- Directions: Pictures stay out of this copy, which runs from the first line of the material through the line containing "from matplotlib import font_manager as fm".
-------
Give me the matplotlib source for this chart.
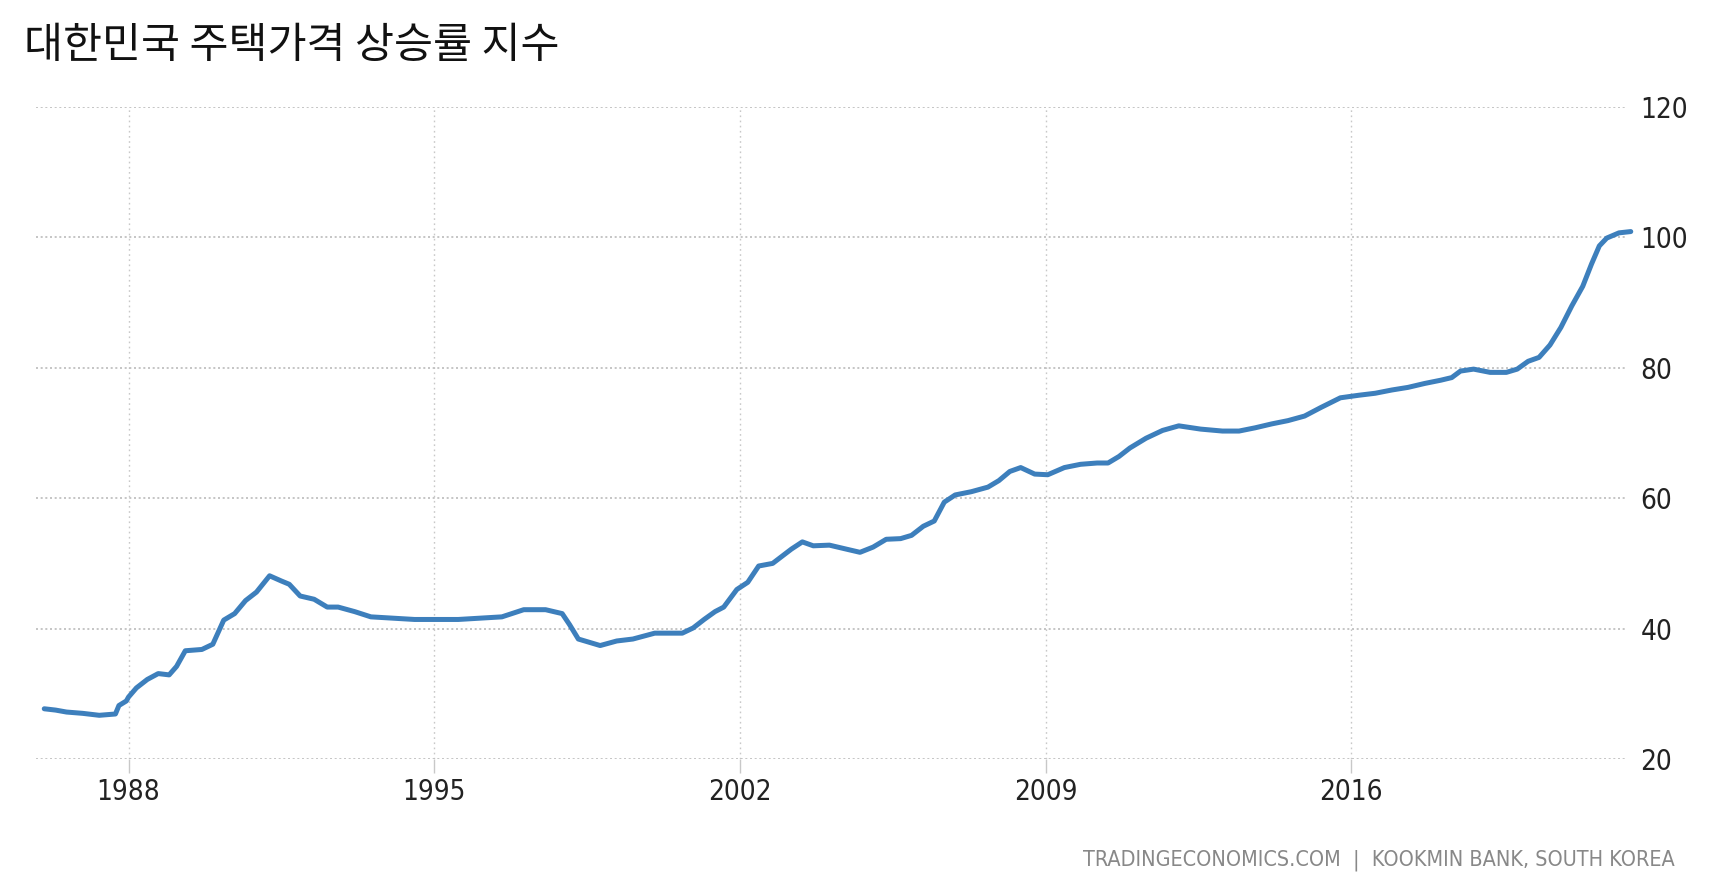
import matplotlib
matplotlib.use("Agg")
import matplotlib.pyplot as plt
from matplotlib import font_manager as fm

# ---- data ----
years = [1986.07, 1986.33, 1986.58, 1986.95, 1987.33, 1987.70, 1987.78, 1987.95, 1988.00,
         1988.18, 1988.43, 1988.68, 1988.93, 1989.10, 1989.30, 1989.68, 1989.93, 1990.18,
         1990.43, 1990.68, 1990.93, 1991.23, 1991.50, 1991.68, 1991.93, 1992.25, 1992.55,
         1992.80, 1993.18, 1993.55, 1994.05, 1994.55, 1995.00, 1995.55, 1996.05, 1996.55,
         1997.05, 1997.55, 1997.93, 1998.10, 1998.30, 1998.55, 1998.80, 1999.18, 1999.55,
         2000.05, 2000.43, 2000.68, 2000.93, 2001.18, 2001.43, 2001.63, 2001.93, 2002.18,
         2002.43, 2002.75, 2003.18, 2003.43, 2003.68, 2004.05, 2004.43, 2004.75, 2005.05,
         2005.35, 2005.68, 2005.93, 2006.20, 2006.45, 2006.68, 2006.93, 2007.30, 2007.68,
         2007.93, 2008.18, 2008.43, 2008.75, 2009.05, 2009.43, 2009.80, 2010.18, 2010.43,
         2010.68, 2010.93, 2011.30, 2011.68, 2012.05, 2012.55, 2013.05, 2013.43, 2013.80,
         2014.18, 2014.55, 2014.93, 2015.30, 2015.75, 2016.18, 2016.55, 2016.93, 2017.30,
         2017.68, 2018.05, 2018.30, 2018.50, 2018.80, 2019.18, 2019.55, 2019.80, 2020.05,
         2020.30, 2020.55, 2020.80, 2021.05, 2021.30, 2021.50, 2021.68, 2021.85, 2022.13,
         2022.40]
index = [27.7, 27.5, 27.2, 27.0, 26.7, 26.9, 28.2, 28.9, 29.5,
         30.9, 32.2, 33.1, 32.9, 34.2, 36.6, 36.8, 37.6, 41.3,
         42.3, 44.3, 45.6, 48.1, 47.3, 46.8, 45.0, 44.5, 43.3,
         43.3, 42.6, 41.8, 41.6, 41.4, 41.4, 41.4, 41.6, 41.8,
         42.9, 42.9, 42.3, 40.6, 38.4, 37.9, 37.4, 38.1, 38.4,
         39.3, 39.3, 39.3, 40.1, 41.4, 42.6, 43.3, 46.0, 47.1,
         49.6, 50.0, 52.2, 53.3, 52.7, 52.8, 52.2, 51.7, 52.5,
         53.7, 53.8, 54.3, 55.7, 56.5, 59.4, 60.5, 61.0, 61.7,
         62.7, 64.1, 64.7, 63.7, 63.6, 64.7, 65.2, 65.4, 65.4,
         66.4, 67.7, 69.2, 70.4, 71.1, 70.6, 70.3, 70.3, 70.8,
         71.4, 71.9, 72.6, 73.9, 75.4, 75.8, 76.1, 76.6, 77.0,
         77.6, 78.1, 78.5, 79.5, 79.8, 79.3, 79.3, 79.8, 81.0,
         81.6, 83.5, 86.2, 89.5, 92.5, 95.9, 98.7, 99.9, 100.7,
         100.9]
n = min(len(years), len(index))
years = years[:n]
index = index[:n]

xtick_years = [1988, 1995, 2002, 2009, 2016]
xtick_labels = ["1988", "1995", "2002", "2009", "2016"]
ytick_values = [20, 40, 60, 80, 100, 120]
title = "대한민국 주택가격 상승률 지수"
source = "TRADINGECONOMICS.COM  |  KOOKMIN BANK, SOUTH KOREA"

names = {f.name for f in fm.fontManager.ttflist}
narrow = "Liberation Sans Narrow" if "Liberation Sans Narrow" in names else "DejaVu Sans"

fig = plt.figure(figsize=(17.12, 8.81), dpi=100)
ax = fig.add_axes([0.021, 0.1385, 0.929, 0.74])

ax.plot(years, index, color="#3D7FBC", linewidth=3.6, solid_joinstyle="round",
        solid_capstyle="round", clip_on=False, zorder=3)

ax.set_xlim(1985.88, 2022.30)
ax.set_ylim(20, 120)
ax.set_xticks(xtick_years)
ax.set_xticklabels(xtick_labels)
ax.set_yticks(ytick_values)
ax.yaxis.tick_right()

for s in ax.spines.values():
    s.set_visible(False)

ax.grid(True, axis="y", color="#BBBBBB", linestyle=(0, (1.2, 1.6)), linewidth=1.2)
ax.grid(True, axis="x", color="#C8C8C8", linestyle=(0, (1.2, 2.5)), linewidth=1.0)

ax.tick_params(axis="x", length=10, width=1, color="#C8C8C8", pad=4,
               labelsize=20, labelcolor="#222222")
ax.tick_params(axis="y", length=0, pad=10, labelsize=20, labelcolor="#222222")
for lbl in ax.get_xticklabels() + ax.get_yticklabels():
    lbl.set_fontfamily(narrow)
    lbl.set_fontstretch("condensed")

fig.text(0.014, 0.948, title, fontsize=30.5, va="center", ha="left",
         family=["Noto Sans CJK KR", "DejaVu Sans"], color="#111111")
fig.text(0.978, 0.023, source, fontsize=15.5, va="center", ha="right",
         family=[narrow], fontstretch="condensed", color="#888888")

fig.savefig("out.png", dpi=100)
-------
- Task answer:
Give me the matplotlib source for this chart.
import matplotlib
matplotlib.use("Agg")
import matplotlib.pyplot as plt
from matplotlib import font_manager as fm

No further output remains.